Saturday, March 3, 2012

Family Planning for Six Blessings

Heaven knows I have tried to stay out of the culture wars. But whether you blame the President or Limbaugh, it looks like there's incoming on a battlefield that can't be avoided.

Let me just state for the record that it's no accident we have six kids. It was the plan. And they are born three years apart due to the plan. In fact, our second and third were born three years apart on June 12 and June 11 during the time my wife was still teaching school (hint: she was teaching Math and Science). Nobody can plan better than my wife.

While I was a part of the plan, I wasn't really in charge. It was mostly my wife. She did the hard work. I tried to be as supportive as I could. We love all six of our children and the two children-in-law, the two grandkids and all those still on the way with more to come!

The plan was "conceived" before we were married. We talked about it. I don't know why I was initially so dense, but I had the idea picked up from somewhere that you weren't supposed to interfere with "natural processes" and you just took the kids the good Lord gave you. My wife-to-be had no problem with a big family and receiving little blessings from the Lord. She just had a different idea about the process. We worked it out. The important thing was that it was our plan for which we took responsibility.

We also got real lucky (or blessed) on the first one. We signed up for maternity insurance. It cost $62.50 a week month which after rent was our major expense and a pretty big chunk of our monthly expenses. The contract required us to pay in at least eleven months before we could make a claim. I guess they were concerned about someone signing up with a "pre-existing condition." We were blessed with our first-born 13 months into the policy and were fully covered. Then we canceled. Our agent tried to get us to extend because he was facing penalties for too many similar situations in 1982 Provo. We declined.

When my wife went back to teaching before our second child, we had good health care through her work with options for medical support for family planning. It was a blessing. By the time the second came, I was in full-time employment and had good health care benefits as well. After our third child, my wife quite teaching because day care was no longer economically sane on a teacher's salary. And were were still grateful for the health care and family planning options we had through insurance coverage with my government job.

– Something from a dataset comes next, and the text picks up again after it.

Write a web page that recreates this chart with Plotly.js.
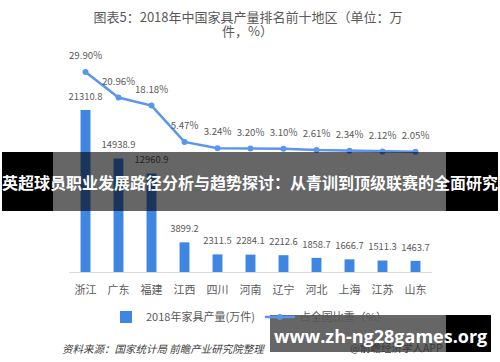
<!DOCTYPE html>
<html><head><meta charset="utf-8">
<script src="https://cdn.plot.ly/plotly-3.0.1.min.js"></script>
<style>html,body{margin:0;padding:0;background:#fff;}#chart{width:500px;height:362px;}</style>
</head><body><div id="chart"></div>
<script>
const categories = ['浙江','广东','福建','江西','四川','河南','辽宁','河北','上海','江苏','山东'];
const output2018 = [21310.8,14938.9,12960.9,3899.2,2311.5,2284.1,2212.6,1858.7,1666.7,1511.3,1463.7];
const nationalShare = [29.90,20.96,18.18,5.47,3.24,3.20,3.10,2.61,2.34,2.12,2.05];
const barName = '2018年家具产量(万件)';
const lineName = '占全国比重（%）';
const titleLine1 = '图表5：2018年中国家具产量排名前十地区（单位：万';
const titleLine2 = '件，%）';
const sourceText = '资料来源：国家统计局 前瞻产业研究院整理';
const appText = '@前瞻经济学人APP';
const bannerText = '英超球员职业发展路径分析与趋势探讨：从青训到顶级联赛的全面研究';
const urlText = 'www.zh-ng28games.org';

const W = 500, H = 362;
const M = {l: 69, r: 68, t: 60, b: 90};
const PW = W - M.l - M.r, PH = H - M.t - M.b;
const X = px => (px - M.l) / PW;
const Y = py => (H - M.b - py) / PH;
const FONT = '"Noto Sans CJK SC", "Noto Sans", sans-serif';
const TXT = '#595959';

const bars = {
  type: 'bar', x: categories, y: output2018, name: barName,
  marker: {color: '#3F86E3'}, hoverinfo: 'skip'
};
const barLabels = {
  type: 'scatter', mode: 'markers+text', x: categories, y: output2018, showlegend: false,
  marker: {size: 11, opacity: 0},
  text: output2018.map(v => v.toFixed(1)), textposition: 'top center',
  textfont: {size: 9.4, color: TXT, family: FONT},
  cliponaxis: false, hoverinfo: 'skip'
};
const line = {
  type: 'scatter', mode: 'lines+markers', x: categories, y: nationalShare, name: lineName,
  yaxis: 'y2',
  line: {color: '#5B95EE', width: 2.5},
  marker: {color: '#5B95EE', size: 6},
  cliponaxis: false, hoverinfo: 'skip'
};
const lineLabels = {
  type: 'scatter', mode: 'markers+text', x: categories, y: nationalShare, yaxis: 'y2', showlegend: false,
  marker: {size: 15, opacity: 0},
  text: nationalShare.map(v => v.toFixed(2) + '%'), textposition: 'top center',
  textfont: {size: 9.7, color: TXT, family: FONT},
  cliponaxis: false, hoverinfo: 'skip'
};

const shapes = [
  {type: 'rect', xref: 'paper', yref: 'paper', x0: X(2), x1: X(53), y0: Y(211), y1: Y(152), fillcolor: '#000', line: {width: 0}, layer: 'above'},
  {type: 'rect', xref: 'paper', yref: 'paper', x0: X(53), x1: X(446), y0: Y(211), y1: Y(152), fillcolor: 'rgba(0,0,0,0.6)', line: {width: 0}, layer: 'above'},
  {type: 'rect', xref: 'paper', yref: 'paper', x0: X(446), x1: X(498), y0: Y(211), y1: Y(152), fillcolor: '#000', line: {width: 0}, layer: 'above'},
  {type: 'rect', xref: 'paper', yref: 'paper', x0: X(270), x1: X(446), y0: Y(352), y1: Y(315), fillcolor: 'rgba(0,0,0,0.6)', line: {width: 0}, layer: 'above'},
  {type: 'rect', xref: 'paper', yref: 'paper', x0: X(446), x1: X(491), y0: Y(352), y1: Y(315), fillcolor: '#000', line: {width: 0}, layer: 'above'}
];

const annotations = [
  {text: titleLine2, xref: 'paper', yref: 'paper', x: X(247), y: Y(31), xanchor: 'center', yanchor: 'middle', showarrow: false, font: {size: 13, color: TXT, family: FONT}},
  {text: '<i>' + sourceText + '</i>', xref: 'paper', yref: 'paper', x: X(60), y: Y(348), xanchor: 'left', yanchor: 'middle', showarrow: false, font: {size: 10.5, color: '#404040', family: FONT}},
  {text: appText, xref: 'paper', yref: 'paper', x: X(445), y: Y(347), xanchor: 'right', yanchor: 'middle', showarrow: false, font: {size: 10.5, color: '#3a3a3a', family: FONT}},
  {text: '<b>' + bannerText + '</b>', xref: 'paper', yref: 'paper', x: X(250), y: Y(182), xanchor: 'center', yanchor: 'middle', showarrow: false, font: {size: 16, color: '#fff', family: FONT}},
  {text: '<b>' + urlText + '</b>', xref: 'paper', yref: 'paper', x: X(380), y: Y(336), xanchor: 'center', yanchor: 'middle', showarrow: false, font: {size: 18, color: '#fff', family: '"Open Sans", "Noto Sans", sans-serif'}}
];

const layout = {
  width: W, height: H, margin: M,
  paper_bgcolor: '#fff', plot_bgcolor: '#fff',
  font: {family: FONT, color: TXT},
  title: {text: titleLine1, x: 248 / W, xanchor: 'center', y: 1 - 17 / H, yanchor: 'middle', font: {size: 13, color: TXT, family: FONT}},
  showlegend: true,
  legend: {orientation: 'h', x: X(106), xanchor: 'left', y: Y(317), yanchor: 'middle', font: {size: 11, color: TXT, family: FONT}, bgcolor: 'rgba(0,0,0,0)'},
  bargap: 0.7,
  xaxis: {type: 'category', range: [-0.5, categories.length - 0.5], showgrid: false, zeroline: false, showline: true, linecolor: '#d9d9d9', linewidth: 1, ticks: '', ticklabelstandoff: 8, tickfont: {size: 11, color: TXT, family: FONT}, fixedrange: true},
  yaxis: {range: [0, 27888], visible: false, showgrid: false, zeroline: false, fixedrange: true},
  yaxis2: {range: [-40, 34.1], overlaying: 'y', side: 'right', visible: false, showgrid: false, zeroline: false, fixedrange: true},
  shapes: shapes,
  annotations: annotations
};

Plotly.newPlot('chart', [bars, line, barLabels, lineLabels], layout, {staticPlot: true, displayModeBar: false});
</script>
</body></html>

That's all I ever wanted to see for the rest of the people of the United States - the ability to select from good insurance options with basic human needs covered, including family planning and childbirth (even as a pre-existing condition). No one is forced to use contraceptives under government health insurance. But I think they should be available for those who make that choice. And I wish no offense, but I think that choice should be available for anyone in this country regardless of where they work. See, Griswold v. Connecticut. In this case, I think the Right of Privacy and Fourteenth Amendment protections for individuals trump any claim to religious rights of institutions under the "free exercise" clause of the First Amendment. The President came up with a good solution to make sure the coverage was by the health insurance provider, not necessarily the employing institution that may have religious objections. Maybe a single-payer government run system would work better that way, but I actually like the option of choosing my health-care insurance provider assured that basic coverage concerns will be met under law.

It also makes me consider my debt for my blessing to the pioneers like Margaret Sanger who was arrested for advocating birth control less than a hundred years ago. Sanger had other beliefs and activities that weren't all that admirable, but don't we owe her anyway? I mean, even Ann Romney, maybe even Mitt, once supported Planned Parenthood.

And my own little blessings? So far, they are all productive, tax-paying members of society (all but the youngest who is still too young for a wage job - yet he's got some great potential!). Somebody is going to have to help pay down the debt and cover the safety net in the future. We could all do a little better in that regard. "Ask not what your Country can do for you, but what you . . . ." I helped raise six wonderful people to contribute to our Union's positive future.

Sunday, March 4, 2012

Lest there be any misunderstanding, I remind readers that I do not speak for the Church of Jesus Christ of Latter-day Saints in any official capacity. Just to help, here is a link to the official church website on the issue of Birth Control.


  1. (Anon/M) Clicking on "like" wasn't enough for that one. I feel so strongly about that subject that there is no other way but to comment and say, "Amen. I totally agree. More power to you!"

    1. Thanks, M! It isn't an easy subject. But all I can say is what I know from my own experience and beliefs.

  2. I attended Georgetown Law and it was very frustrating to not have birth control coverage. We couldn't afford for my wife to not work and we couldn't afford daycare. Nevertheless, 9 months after starting law school (and losing our then-existing birth control coverage), we had our first child.

    I had never considered your argument before, but it makes a lot of sense.